Here, as the parties conceded on appeal, paragraph "(b)" of the instruction in toto was not applicable to the evidence or issues before the jury. The Court of Appeals, however, stated:

"We are of the opinion that while paragraph (b) may have been extraneous and irrelevant, it would not make the entire instruction so confusing as to require its exclusion." Mullins v. Bunch, supra, p. 7.

It is dangerous to deviate from the long-standing rule that parties are only entitled to those instructions which are in their entirety appropriate to the evidence. The rule does not admit of ad hoc exceptions, for so long as this jurisdiction adheres to the general rule that instructions should not be sent into the jury room for the jurors to read and contemplate,[1] the jury's only exposure to the technical legal language and nuances therein will occur in the court's recitation of the body of final instructions. It is difficult to accept the proposition that in this single blush, the jury will necessarily remember and maintain inviolate the separate aspects of each proposition of law recited to them.
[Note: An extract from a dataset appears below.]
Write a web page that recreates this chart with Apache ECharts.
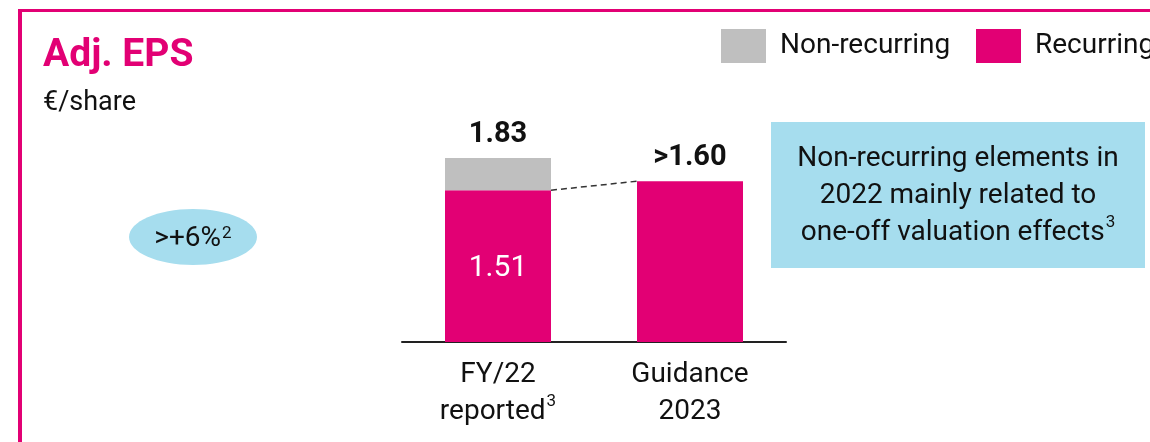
<!DOCTYPE html>
<html>
<head>
<meta charset="utf-8">
<script src="https://cdn.jsdelivr.net/npm/echarts@6/dist/echarts.min.js"></script>
<style>
html,body{margin:0;padding:0;background:#fff;}
#main{width:1150px;height:442px;}
</style>
</head>
<body>
<div id="main"></div>
<script>
// data
var categories = ['FY/22\nreported³', 'Guidance\n2023'];
var recurring = [1.51, 1.60];
var nonRecurring = [0.32, 0];
var totalLabels = ['1.83', '>1.60'];
var innerLabels = ['1.51', ''];

var magenta = '#E20074';
var grey = '#BFBFBF';
var lightBlue = '#A6DDEE';
var font = 'Roboto';

// superscript digits -> rich text
function supText(s) {
  return s.replace('³', '{sup|3}').replace('²', '{sup|2}');
}
var supRich = {
  sup: { fontSize: 17, verticalAlign: 'top', color: '#111', fontFamily: font, padding: [0, 0, 8, 1] }
};

var legendBase = {
  top: 24,
  itemWidth: 45,
  itemHeight: 34,
  icon: 'rect',
  textStyle: { fontSize: 28, color: '#111', fontFamily: font, padding: [0, 0, 0, 9] }
};

var myChart = echarts.init(document.getElementById('main'));

var option = {
  animation: false,
  textStyle: { fontFamily: font },
  title: {
    text: 'Adj. EPS',
    subtext: '€/share',
    left: 38,
    top: 32,
    itemGap: 14,
    textStyle: { color: magenta, fontSize: 39, fontWeight: 'bold', fontFamily: font },
    subtextStyle: { color: '#111', fontSize: 27, fontFamily: font }
  },
  // legend cut by the right edge like the slide, so two separate pieces
  legend: [
    Object.assign({}, legendBase, { left: 716, data: ['Non-recurring'] }),
    Object.assign({}, legendBase, { left: 971, data: ['Recurring'] })
  ],
  grid: { left: 402, width: 384, top: 141, height: 201 },
  xAxis: {
    type: 'category',
    data: categories,
    axisTick: { show: false },
    axisLine: { lineStyle: { color: '#222', width: 2 } },
    axisLabel: {
      interval: 0,
      color: '#111',
      fontSize: 28,
      lineHeight: 37,
      margin: 14,
      fontFamily: font,
      formatter: function (v) { return supText(v); },
      rich: supRich
    }
  },
  yAxis: {
    type: 'value',
    min: 0,
    max: 2,
    show: false
  },
  series: [
    {
      name: 'Recurring',
      type: 'bar',
      stack: 'eps',
      barWidth: 106,
      itemStyle: { color: magenta },
      label: {
        show: true,
        position: 'inside',
        color: '#fff',
        fontSize: 30,
        fontFamily: font,
        offset: [0, 2],
        formatter: function (p) { return innerLabels[p.dataIndex]; }
      },
      data: recurring
    },
    {
      name: 'Non-recurring',
      type: 'bar',
      stack: 'eps',
      barWidth: 106,
      itemStyle: { color: grey },
      label: {
        show: true,
        position: 'top',
        distance: 9,
        color: '#111',
        fontSize: 29,
        fontWeight: 'bold',
        fontFamily: font,
        formatter: function (p) { return totalLabels[p.dataIndex]; }
      },
      data: nonRecurring
    }
  ]
};

myChart.setOption(option);

// dashed connector from recurring top of bar 1 to top of bar 2 (bar edges)
var p1 = myChart.convertToPixel({ gridIndex: 0 }, [0, recurring[0]]);
var p2 = myChart.convertToPixel({ gridIndex: 0 }, [1, recurring[1]]);
var half = 53;

myChart.setOption({
  graphic: [
    // frame
    { type: 'line', shape: { x1: 20, y1: 10.5, x2: 1150, y2: 10.5 }, style: { stroke: magenta, lineWidth: 3 } },
    { type: 'line', shape: { x1: 20, y1: 9, x2: 20, y2: 442 }, style: { stroke: magenta, lineWidth: 4 } },
    {
      type: 'line',
      shape: { x1: p1[0] + half, y1: p1[1], x2: p2[0] - half, y2: p2[1] },
      style: { stroke: '#333', lineWidth: 1.5, lineDash: [6, 4] },
      z: 10
    },
    // growth bubble
    {
      type: 'ellipse',
      shape: { cx: 193, cy: 237, rx: 64, ry: 28 },
      style: { fill: lightBlue }
    },
    {
      type: 'text',
      x: 193,
      y: 239,
      style: {
        text: '>+6%{sup|2}',
        fill: '#111',
        fontSize: 28,
        fontFamily: font,
        align: 'center',
        verticalAlign: 'middle',
        rich: supRich
      }
    },
    // note box
    {
      type: 'rect',
      shape: { x: 771, y: 122, width: 374, height: 146 },
      style: { fill: lightBlue }
    },
    {
      type: 'text',
      x: 958,
      y: 196,
      style: {
        text: 'Non-recurring elements in\n2022 mainly related to\none-off valuation effects{sup|3}',
        fill: '#111',
        fontSize: 28,
        fontFamily: font,
        lineHeight: 37,
        align: 'center',
        verticalAlign: 'middle',
        rich: supRich
      }
    }
  ]
});

window.addEventListener('resize', function () {
  myChart.resize();
});
</script>
</body>
</html>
That is particularly true here, where to sustain the Court of Appeals' conclusion it must necessarily be assumed that the collective minds-eye and memory of the jury would not have been confused or misled by an unwarranted recitation of the terms of paragraph "(b)." Had the trial court given the instruction as tendered, the jury would have listened to a legal recitation wherein, among others, the terms "intersection," "due care," "thirty miles per hour," "interstate," "reasonable and prudent," "fifty-five miles per hour," and "appropriate reduced speed" would have passed in narrow juxtaposition. To attempt to quantitatively gauge the negative effects and cumulative impact the erroneous instruction would have had on the jury's understanding and retention of the law to be applied can only be an exercise in speculation. It is not improbable that the various terms of speed improperly tendered would have obscured the only speed limit which was at issue: forty miles per hour.
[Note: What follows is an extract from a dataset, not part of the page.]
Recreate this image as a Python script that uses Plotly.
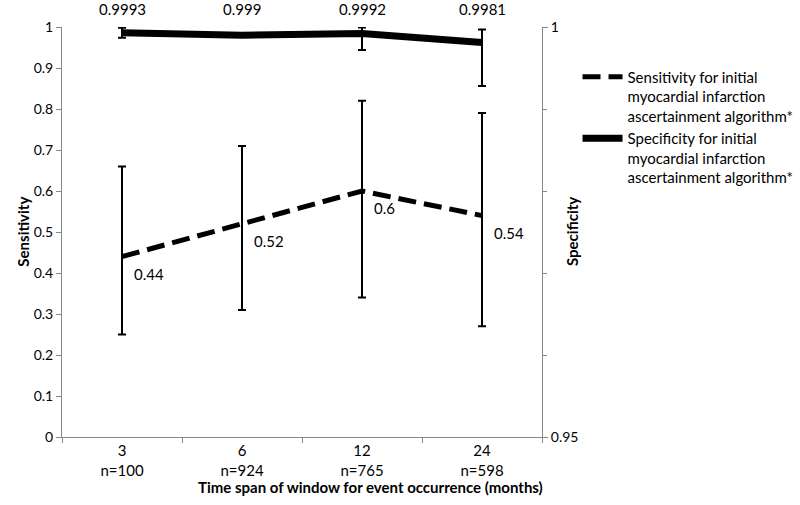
import plotly.graph_objects as go

categories = ["3<br>n=100", "6<br>n=924", "12<br>n=765", "24<br>n=598"]
sens = [0.44, 0.52, 0.6, 0.54]
sens_lo = [0.25, 0.31, 0.34, 0.27]
sens_hi = [0.66, 0.71, 0.82, 0.79]
spec = [0.9993, 0.999, 0.9992, 0.9981]
spec_lo = [0.9987, 0.9988, 0.9972, 0.9928]
spec_hi = [0.9999, 0.9992, 0.99995, 0.9997]
sens_labels = ["0.44", "0.52", "0.6", "0.54"]
spec_labels = ["0.9993", "0.999", "0.9992", "0.9981"]

FONT = "Lato"
GRAY = "#868686"
FS = 15

fig = go.Figure()
fig.add_trace(go.Scatter(
    x=categories, y=sens, mode="lines",
    name="Sensitivity for initial<br>myocardial infarction<br>ascertainment algorithm*",
    line=dict(color="black", width=5, dash="18px,8px"),
    error_y=dict(type="data", symmetric=False,
                 array=[h - v for h, v in zip(sens_hi, sens)],
                 arrayminus=[v - l for v, l in zip(sens, sens_lo)],
                 color="black", thickness=2, width=4),
))
fig.add_trace(go.Scatter(
    x=categories, y=spec, mode="lines", yaxis="y2",
    name="Specificity for initial<br>myocardial infarction<br>ascertainment algorithm*",
    line=dict(color="black", width=7),
    error_y=dict(type="data", symmetric=False,
                 array=[h - v for h, v in zip(spec_hi, spec)],
                 arrayminus=[v - l for v, l in zip(spec, spec_lo)],
                 color="black", thickness=2, width=4),
))

for c, v, t in zip(categories, sens, sens_labels):
    fig.add_annotation(x=c, y=v, text=t, showarrow=False, xanchor="left",
                       yanchor="middle", xshift=10, yshift=-17,
                       font=dict(family=FONT, size=FS, color="black"))
for c, t in zip(categories, spec_labels):
    fig.add_annotation(x=c, y=1.0, yref="paper", text=t, showarrow=False,
                       xanchor="center", yanchor="bottom", yshift=7,
                       font=dict(family=FONT, size=FS, color="black"))

fig.add_annotation(x=0.642, y=-0.095, xref="paper", yref="paper",
                   text="<b>Time span of window for event occurrence (months)</b>",
                   showarrow=False, xanchor="center", yanchor="top",
                   font=dict(family=FONT, size=FS, color="black"))
fig.add_annotation(x=-0.082, y=0.5, xref="paper", yref="paper",
                   text="<b>Sensitivity</b>", textangle=-90, showarrow=False,
                   xanchor="center", yanchor="middle",
                   font=dict(family=FONT, size=FS, color="black"))
fig.add_annotation(x=1.0625, y=0.5, xref="paper", yref="paper",
                   text="<b>Specificity</b>", textangle=-90, showarrow=False,
                   xanchor="center", yanchor="middle",
                   font=dict(family=FONT, size=FS, color="black"))

fig.update_layout(
    width=800, height=505,
    margin=dict(l=62, r=258, t=27, b=68, autoexpand=False),
    paper_bgcolor="white", plot_bgcolor="white",
    font=dict(family=FONT, size=FS, color="black"),
    showlegend=True,
    legend=dict(x=1.074, y=0.918, xanchor="left", yanchor="top",
                valign="top", tracegroupgap=0, itemwidth=40,
                font=dict(family=FONT, size=FS, color="black"),
                bgcolor="rgba(0,0,0,0)"),
    xaxis=dict(type="category", range=[-0.5, 3.5], showline=True,
               linecolor=GRAY, linewidth=1, ticks="outside",
               tickson="boundaries", ticklen=5, tickcolor=GRAY,
               showgrid=False, zeroline=False, automargin=False,
               tickfont=dict(family=FONT, size=FS, color="black")),
    yaxis=dict(range=[0, 1], dtick=0.1, tick0=0, showline=True,
               linecolor=GRAY, linewidth=1, ticks="outside", ticklen=5,
               tickcolor=GRAY, showgrid=False, zeroline=False,
               automargin=False,
               tickfont=dict(family=FONT, size=14, color="black")),
    yaxis2=dict(range=[0.95, 1], overlaying="y", side="right",
                tickvals=[0.95, 1], ticktext=["0.95", "1"],
                showline=True, linecolor=GRAY, linewidth=1,
                ticks="outside", ticklen=5, tickcolor=GRAY,
                minor=dict(dtick=0.01, tick0=0.95, ticks="outside",
                           ticklen=4, tickcolor=GRAY, showgrid=False),
                showgrid=False, zeroline=False, automargin=False,
                tickfont=dict(family=FONT, size=14, color="black")),
)

fig.write_html("out.html", config={"displayModeBar": False},
               post_script="document.body.style.margin='0';document.body.style.overflow='hidden';")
For that reason, the trial court properly refused Mullins's tendered instruction. Van Sickle v. Kokomo Water Works Co., supra; American Motor Car Co. v. Robbins, supra; State, Highway Commission v. Jones, supra. And for that same reason, the First District Court of Appeals in Thompson v. Lee, (1980) Ind. App., 402 N.E.2d 1309, criticized as "overbroad" and found error in an instruction which, as here, involved a verbatim statement of Ind. Code § 9-4-1-57, supra, portions of which were *167 inapplicable to the evidence. Likewise, the Fourth District Court of Appeals in Anderson v. Pre-Fab Transit Co., Inc., (1980) Ind. App., 409 N.E.2d 1157, stated that an instruction composed of the complete text of Ind. Code § 9-4-1-34 (Burns 1980 Repl.) was "overinclusive" and "confusing" in view of the evidence. Similarly, in Dominguez v. Gallmeyer, (1980) Ind. App., 402 N.E.2d 1295, the Third District held the trial court had properly refused to give an instruction which embodied a motor vehicle statute inapplicable to the issues at hand. Accord, Ernst v. Sparacino, (1978) Ind. App., 380 N.E.2d 1271.

Here, the Court of Appeals distinguished the decisions in Anderson v. Pre-Fab Transit Co., Inc., supra, and Thompson v. Lee, supra, on the basis that the overbroad instructions, although given, did not constitute reversible error in either case. While that is true, it hardly warrants the conclusion that the trial court's refusal to give the overbroad instruction here is reversible error. Rather, it is support for the contrary. Dominguez v. Gallmeyer, supra; Ernst v. Sparacino, supra.

In Board of Commissioners of Miami County v. Klepinger, (1971) 149 Ind. App. 377, 387, 273 N.E.2d 109, 115, Judge Staton observed:

"Incorporating general and abstract statutory language into an instruction without any correct statement of application is error and must be condemned. Misapplication of statutes is an unavoidable hazard for lawyers and courts alike. It is a hazard that should not be introduced into a jury trial by instructions. This is especially true where the statute has only a remote relevance to the issues and evidence."

It is incumbent upon the party who tenders an instruction embracing statutory language to tailor its terms to comport with the issues and evidence on his theory of the case. Dominguez v. Gallmeyer, supra; Ernst v. Sparacino, supra; see also, Indiana Pattern Instructions § 15.01, Comment (1966) ("This instruction [Violation of Statute or Ordinance] should be modified when necessary to reflect the factual situation."). That was not done here. The trial court properly refused the instruction.

For the foregoing reasons, we grant the Bunchs' petition to transfer, vacate the opinion and decision of the Court of Appeals, and affirm the judgment of the trial court.

GIVAN, C.J., and PRENTICE, J., concur.

DeBRULER and PIVARNIK, JJ., dissent and would deny transfer.


[1] Jameison v. State, (1978) 268 Ind. 599, 377 N.E.2d 404; Snelling v. State, (1975) 167 Ind. App. 70, 337 N.E.2d 829.